May 4, 2012

Problems with Nation-States, part 1


[From HRH Jonathan]
  Anyone looking at Edan from the outside, or, more properly, from the inside of the modern paradigm, is liable to be some combination of confused, shocked, and uncomprehending at the traits we have given our Kingdom. Male-only suffrage has been addressed, aristocracy has been addressed, and many of our unspoken assumptions have been addressed, but there is a glaring omission in our discussion of Edan's paradigm; the fact that we are not a nation-state. All modern countries that exist as more than a scattering of refugees are nation-states, certainly the entire first world is composed of them, and to the best of my knowledge all other micronations have nation-statehood as their aim. But not us!
The immediate response/thought on this from most of you, the readers, is going to be a resounding, "What?" The reason for that is quite simple. Unless you are an advanced student of esoteric political theory, you may not even really know what the precise definition of a nation-state is, let alone how a country can not be one. I will address this. To describe a nation-state, I will ask you a simple question: what is a country? The most technically correct answer is, "Whatever a group of people who want to have/be a country say it is." but that is hardly an actual description.
Throughout most of the world and most of history, a country has been a group of people who pledge their allegiance to a common leader, and all the assets they collectively control. But in the mid-late colonial era Europe encountered a problem. That definition did not work any more. The reason for this was two-fold. First of all, they were colonial powers, who controlled vast swaths of land and huge numbers of people who had never granted their allegiance to anyone who controlled them now, even when colonization was accomplished peacefully.

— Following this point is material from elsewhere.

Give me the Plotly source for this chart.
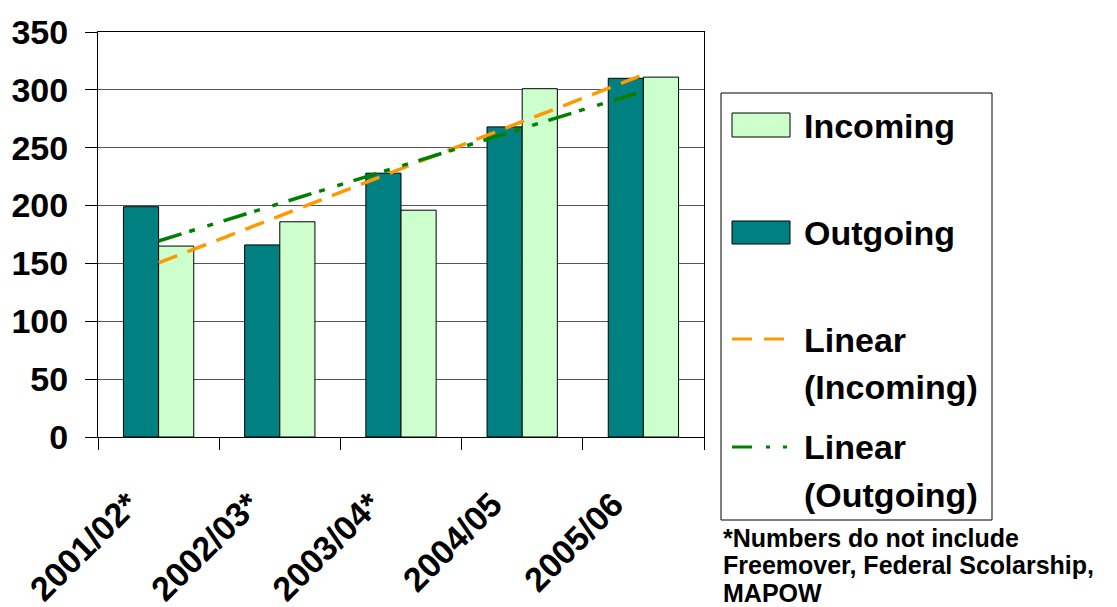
import numpy as np
import plotly.graph_objects as go

# ---- data ----
categories = ["2001/02*", "2002/03*", "2003/04*", "2004/05", "2005/06"]
outgoing = [199, 166, 228, 268, 310]
incoming = [165, 186, 196, 301, 311]
y_ticks = [0, 50, 100, 150, 200, 250, 300, 350]
legend_labels = ["Incoming", "Outgoing", ["Linear", "(Incoming)"], ["Linear", "(Outgoing)"]]
footnote_lines = ["*Numbers do not include", "Freemover, Federal Scolarship,", "MAPOW"]

# ---- styles ----
FONT = "Liberation Sans, Arial, sans-serif"
C_OUT = "#008080"
C_IN = "#CCFFCC"
C_TIN = "#FF9900"
C_TOUT = "#008000"
DASH_IN = "20px,11px"
DASH_OUT = "24px,8px,6px,13px,6px,11px"
DASH_OUT_LEG = "20px,14px,4px,13px,4px,13px"

W_FIG, H_FIG = 1117, 607
L, R, T, B = 98, 704, 32, 437

def px2x(px):
    return (px - L) / (R - L)

def py2y(py):
    return (B - py) / (B - T)

# trend lines (least squares on category index)
xi = np.arange(1, len(categories) + 1)
p_in = np.polyfit(xi, incoming, 1)
p_out = np.polyfit(xi, outgoing, 1)
trend_in = np.polyval(p_in, xi)
trend_out = np.polyval(p_out, xi)

fig = go.Figure()
fig.add_trace(go.Bar(name="Outgoing", x=categories, y=outgoing,
                     marker=dict(color=C_OUT, line=dict(color="black", width=1))))
fig.add_trace(go.Bar(name="Incoming", x=categories, y=incoming,
                     marker=dict(color=C_IN, line=dict(color="black", width=1))))
fig.add_trace(go.Scatter(name="Linear (Incoming)", x=categories, y=trend_in, mode="lines",
                         line=dict(color=C_TIN, width=3.5, dash=DASH_IN)))
fig.add_trace(go.Scatter(name="Linear (Outgoing)", x=categories, y=trend_out, mode="lines",
                         line=dict(color=C_TOUT, width=3.5, dash=DASH_OUT)))

fig.update_layout(
    width=W_FIG, height=H_FIG,
    margin=dict(l=L, r=W_FIG - R, t=T, b=H_FIG - B, autoexpand=False),
    paper_bgcolor="white", plot_bgcolor="white",
    showlegend=False,
    barmode="group", bargap=0.42, bargroupgap=0,
    font=dict(family=FONT, color="black"),
)
fig.update_yaxes(
    range=[0, 350], tickvals=y_ticks, ticks="outside", ticklen=12, tickcolor="black",
    showgrid=True, gridcolor="#555555", gridwidth=1,
    showline=True, linecolor="black", linewidth=1, mirror=True,
    zeroline=False,
    tickfont=dict(family=FONT, size=34, weight="bold", color="black"),
    ticklabelstandoff=10,
)
fig.update_xaxes(
    type="category", tickson="boundaries", ticks="outside", ticklen=12, tickcolor="black",
    showgrid=False, showline=True, linecolor="black", linewidth=1, mirror=True,
    tickangle=-45,
    tickfont=dict(family=FONT, size=34, weight="bold", color="black"),
    ticklabelshift=-30, ticklabelstandoff=33,
)

# ---- manual legend ----
shapes = []
annotations = []
shapes.append(dict(type="rect", xref="paper", yref="paper",
                   x0=px2x(721), x1=px2x(992), y0=py2y(93), y1=py2y(520),
                   line=dict(color="black", width=1), fillcolor="rgba(0,0,0,0)"))
# bar symbols
shapes.append(dict(type="rect", xref="paper", yref="paper",
                   x0=px2x(732), x1=px2x(790), y0=py2y(113), y1=py2y(137),
                   line=dict(color="black", width=1), fillcolor=C_IN))
shapes.append(dict(type="rect", xref="paper", yref="paper",
                   x0=px2x(732), x1=px2x(790), y0=py2y(221), y1=py2y(244),
                   line=dict(color="black", width=1), fillcolor=C_OUT))
# line symbols
shapes.append(dict(type="line", xref="paper", yref="paper",
                   x0=px2x(732), x1=px2x(787), y0=py2y(339), y1=py2y(339),
                   line=dict(color=C_TIN, width=3, dash="20px,12px")))
shapes.append(dict(type="line", xref="paper", yref="paper",
                   x0=px2x(732), x1=px2x(789), y0=py2y(447), y1=py2y(447),
                   line=dict(color=C_TOUT, width=3, dash=DASH_OUT_LEG)))

label_rows = [(legend_labels[0], 126), (legend_labels[1], 233),
              (legend_labels[2][0], 340), (legend_labels[2][1], 387),
              (legend_labels[3][0], 447), (legend_labels[3][1], 495)]
for txt, cy in label_rows:
    annotations.append(dict(xref="paper", yref="paper", x=px2x(802), y=py2y(cy),
                            xanchor="left", yanchor="middle", showarrow=False, text=txt,
                            font=dict(family=FONT, size=34, weight="bold", color="black")))

for txt, cy in zip(footnote_lines, [538, 565, 593]):
    annotations.append(dict(xref="paper", yref="paper", x=px2x(721), y=py2y(cy),
                            xanchor="left", yanchor="middle", showarrow=False, text=txt,
                            font=dict(family=FONT, size=25, weight="bold", color="black")))

fig.update_layout(shapes=shapes, annotations=annotations)
fig.write_html("out.html", config={"displayModeBar": False},
               post_script="document.body.style.margin='0';document.body.style.overflow='hidden';")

Secondly, and perhaps more insidiously, in many cases the common leader, the King, had been done away with and replaced with a shifting democratic government, leaving them with no one to pledge their allegiance to in the first place. So they redefined their countries. Redefined them to mean an area of land controlled by a particular government.

This had many interesting effects, some of which have been discussed here before. {that "before" should be a link to my 2011 article "Nation-states and War"} It changed the game considerably. In prior times, national borders were ill-defined, rarely more precise than, "That river marks our border," or, "Beyond the mountains it is your domain," and many countries would be mixed-together, as it were. In the north of modern-day France, for example, you could be French, Norman, or Burgundian depending entirely on what language you spoke and what allegiance you gave. There were even villages where multiple nationalities lived side by side on their identical homeland soil! Now, though, this was impossible. France and Burgundy were lines on a map; on one side you had to be French and on the other you had to be Burgundian, or else you would be kicked out for crossing to a land that wasn't "yours". Modern diplomacy is built around nation-statehood, how else can embassies work the way they do? Modern economics are built around nation-statehood, how else could international shipping even make sense? Politics, war, theory, research, laws, all subject to, and built on, nation-statehood.
So what in the world would a more traditional country look like? What would it even be called? The fact is that there are dozens of paradigms now forgotten, and all of them were dramatically different, but in the end they are all just a form of Feudalism. Not Feudalism as you almost certainly think of it, but what Feudalism actually is.  A paradigm based entirely upon loyalty, where a nation exists only as its citizens. A system where nationality and citizenship were derived purely from the oaths and loyalty given by each individual. This is Edan's goal; a more natural, human system.
Such a Feudal-state is totally alien to the way things work today. Even I, who have thought about it so very much, can barely comprehend what it would look like. Citizenship would be fluid, and borders would only be closed to those who had been exiled. Things that would be totally nonsensical in a nation-state paradigm, like officers commissioning in multiple armies or areas of land going ungoverned, would be commonplace. You would need not be naturalized into citizenship, joining a country is as simple as swearing your loyalty to it. When someone was given governing authority over something, it would not be over this jagged shape on a map, but over the area between these 5 landmarks, and all the people and things within it. A more natural system, with fewer rules, not because of any active effort to be simpler, but because those few rules are all you need.
That is what Edan will look like when we become real. We will not claim a place on a map or a region of the globe, we will claim all that our citizens owe to the Kingdom. Our domain will not be a place, but a people.
Still, the question remains, why? Why would we depart so far from what is known? Why would we select this system over all the others? Because we hold it as better. A more natural system that is easier to grasp, easier to work with, and in the long run simply easier to have around. Because it is an incredibly stable paradigm, where countries cannot truly be destroyed or collapse, but just go away for a little while. And because it is the paradigm that everyone who has ever felt frustration over visa paperwork or international bureaucracy has secretly wanted. A more human system, for a more human paradigm.